We are using Cosmos DB SQL API and here's a collection XYZ with:
Size: Unlimited
Throughput: 50000 RU/s
PartitionKey: Hashed
We are inserting 200,000 records each of size ~2.1 KB and having same value for a partition key column. Per our knowledge all the docs with same partition key value are stored in the same logical partition, and a logical partition should not exceed 10 GB limit whether we are on fixed or unlimited sized collection.
Clearly our total data is not even 0.5 GB. However, in the metrics blade of Azure Cosmos DB (in portal), it says:
Collection XYZ has 5 partition key ranges. Provisioned throughput is
evenly distributed across these partitions (10000 RU/s per partition).
This does not match with what we have studied so far from the MSFT docs. Are we missing something? Why are these 5 partitions created?
When using the Unlimited collection size, by default you will be provisioned 5 physical partition key ranges. This number can change, but as of May 2018, 5 is the default. You can think of each physical partition as a "server". So your data will be spread amongst 5 physical "servers". As your data size grows, your data will automatically be re-distributed against more physical partitions. That's why getting partition key correct upfront in your design is so important.

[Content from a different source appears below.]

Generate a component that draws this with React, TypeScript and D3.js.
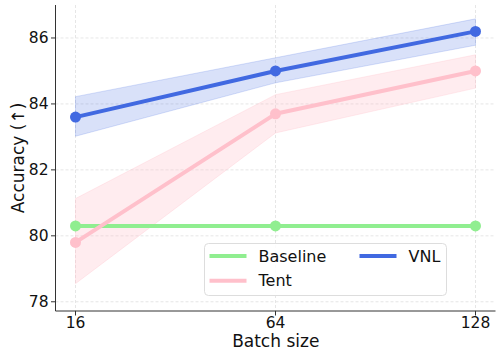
import React from 'react';
import * as d3 from 'd3';

const batchSizes = ['16', '64', '128'];
const baseline = [80.3, 80.3, 80.3];
const tent = [79.8, 83.7, 85.0];
const tentLow = [78.55, 83.12, 84.48];
const tentHigh = [81.13, 84.28, 85.49];
const vnl = [83.6, 85.0, 86.2];
const vnlLow = [83.02, 84.64, 85.78];
const vnlHigh = [84.22, 85.4, 86.58];
const yTicks = [78, 80, 82, 84, 86];

const W = 496;
const H = 350;
const margin = { top: 5, right: 0.5, bottom: 39, left: 55.5 };
const FONT = 'DejaVu Sans, sans-serif';

export default function App() {
  const x = d3.scaleLinear().domain([-0.1, 2.1]).range([margin.left, W - margin.right]);
  const y = d3.scaleLinear().domain([77.72, 87.0]).range([H - margin.bottom, margin.top]);

  const line = d3.line<number>().x((_, i) => x(i)).y(d => y(d));
  const band = (lo: number[], hi: number[]) =>
    d3.area<number>().x((_, i) => x(i)).y0((_, i) => y(lo[i])).y1((_, i) => y(hi[i]))(lo)!;

  const series = [
    { name: 'Baseline', values: baseline, color: '#90ee90' },
    { name: 'Tent', values: tent, color: '#ffc0cb', lo: tentLow, hi: tentHigh, fill: 'rgba(255,192,203,0.3)' },
    { name: 'VNL', values: vnl, color: '#4169e1', lo: vnlLow, hi: vnlHigh, fill: 'rgba(65,105,225,0.2)' },
  ];

  const bottom = H - margin.bottom;
  const gridColor = '#e0e0e0';

  return (
    <svg width={W} height={H} style={{ position: 'absolute', left: 0, top: 0, fontFamily: FONT }}>
      {/* grid */}
      {yTicks.map(t => (
        <line key={'gy' + t} x1={margin.left} x2={W - margin.right} y1={y(t)} y2={y(t)}
          stroke={gridColor} strokeWidth={0.8} strokeDasharray="3,2" />
      ))}
      {batchSizes.map((b, i) => (
        <line key={'gx' + b} x1={x(i)} x2={x(i)} y1={margin.top} y2={bottom}
          stroke={gridColor} strokeWidth={0.8} strokeDasharray="3,2" />
      ))}

      {/* bands */}
      {series.filter(s => s.lo).map(s => (
        <path key={'b' + s.name} d={band(s.lo!, s.hi!)} fill={s.fill} stroke={s.fill} strokeWidth={1} />
      ))}

      {/* lines + markers */}
      {series.map(s => (
        <g key={s.name}>
          <path d={line(s.values)!} fill="none" stroke={s.color} strokeWidth={4} strokeLinejoin="round" />
          {s.values.map((v, i) => (
            <circle key={i} cx={x(i)} cy={y(v)} r={5.5} fill={s.color} />
          ))}
        </g>
      ))}

      {/* spines */}
      <line x1={margin.left} x2={margin.left} y1={margin.top} y2={bottom} stroke="#333" strokeWidth={1} />
      <line x1={margin.left} x2={W - margin.right} y1={bottom} y2={bottom} stroke="#333" strokeWidth={1} />

      {/* y ticks */}
      {yTicks.map(t => (
        <g key={'yt' + t}>
          <line x1={margin.left - 4.5} x2={margin.left} y1={y(t)} y2={y(t)} stroke="#333" />
          <text x={margin.left - 7} y={y(t)} dy="0.35em" textAnchor="end" fontSize={15.5} fill="#111">{t}</text>
        </g>
      ))}
      {/* x ticks */}
      {batchSizes.map((b, i) => (
        <g key={'xt' + b}>
          <line x1={x(i)} x2={x(i)} y1={bottom} y2={bottom + 4.5} stroke="#333" />
          <text x={x(i)} y={bottom + 17} textAnchor="middle" fontSize={15.5} fill="#111">{b}</text>
        </g>
      ))}

      <text x={(margin.left + W) / 2} y={H - 3} textAnchor="middle" fontSize={17} fill="#111">Batch size</text>
      <text transform={`translate(18,${(margin.top + bottom) / 2}) rotate(-90)`} textAnchor="middle" dy="0.35em"
        fontSize={17} fill="#111">Accuracy (↑)</text>

      {/* legend */}
      <g>
        <rect x={204.5} y={243.5} width={242} height={52} rx={4} fill="rgba(255,255,255,0.85)" stroke="#ddd" />
        {series.map((s, i) => {
          const col = i < 2 ? 0 : 1;
          const row = i < 2 ? i : 0;
          const lx = col === 0 ? 209.5 : 359.5;
          const ly = 256 + row * 24.7;
          return (
            <g key={'lg' + s.name}>
              <line x1={lx} x2={lx + 37} y1={ly} y2={ly} stroke={s.color} strokeWidth={4} />
              <text x={lx + 49} y={ly} dy="0.35em" fontSize={16} fill="#111">{s.name}</text>
            </g>
          );
        })}
      </g>
    </svg>
  );
}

The problem in your scenario of having the same Partition Key (PK) for all 200k records is that you will have hot spots. You have 5 physical "servers" but only one will ever be used. The other 4 will go idle, and the result is that you'll have less performance for the same price point. You're paying for 50k RU/s but will ever only be able to use 10k RU/s. Change your PK to something that is more uniformly distributed. This will vary of course how you read the data. If you give more detail about the docs you're storing then we may be able to help give a recommendation. If you're simply doing point lookups (calling ReadDocumentAsync() by each Document ID) then you can safely partition on the ID field of the document. This will spread all 200k of your docs across all 5 physical partitions and your 50k RU/s throughput will be maximized. Once you effectively do this, you will probably see that you can reduce the RU usage to something much lower and save a ton of money. With only 200k records each at 2.1KB, you probably could go low as 2500 RU/s (1/20th of the cost you're paying now).
*Server is in quotes because each physical partition is actually a collection of many servers that are load-balanced for high availability and also throughput (depending on your consistency level).
From "How does partitioning work":
In brief, here's how partitioning works in Azure Cosmos DB:
You provision a set of Azure Cosmos DB containers with T RU/s
(requests per second) throughput.
Behind the scenes, Azure Cosmos DB
provisions physical partitions needed to serve T requests per second.
If T is higher than the maximum throughput per physical partition t,
then Azure Cosmos DB provisions N = T/t physical partitions. The value
of maximum throughput per partition(t) is configured by Azure Cosmos
DB, this value is assigned based on total provisioned throughput and
the hardware configuration used.
.. and more importantly:
When you provision throughput higher than t*N, Azure Cosmos DB splits one or more of your physical partitions to support the higher throughput.
So, it seems your requested RU throughput of 50k is higher than that t mentioned above. Considering the numbers, it seems t is ~10k RU/s.
Regarding the actual value of t, CosmosDB team member Aravind Krishna R. has said in another SO post:
[---] the reason this value is not explicitly mentioned is because it will be changed (increased) as the Azure Cosmos DB team changes hardware, or rolls out hardware upgrades. The intent is to show that there is always a limit per partition (machine), and that partition keys will be distributed across these partitions.
You can discover the current value by saturating the writes for a single partition key at maximum throughput.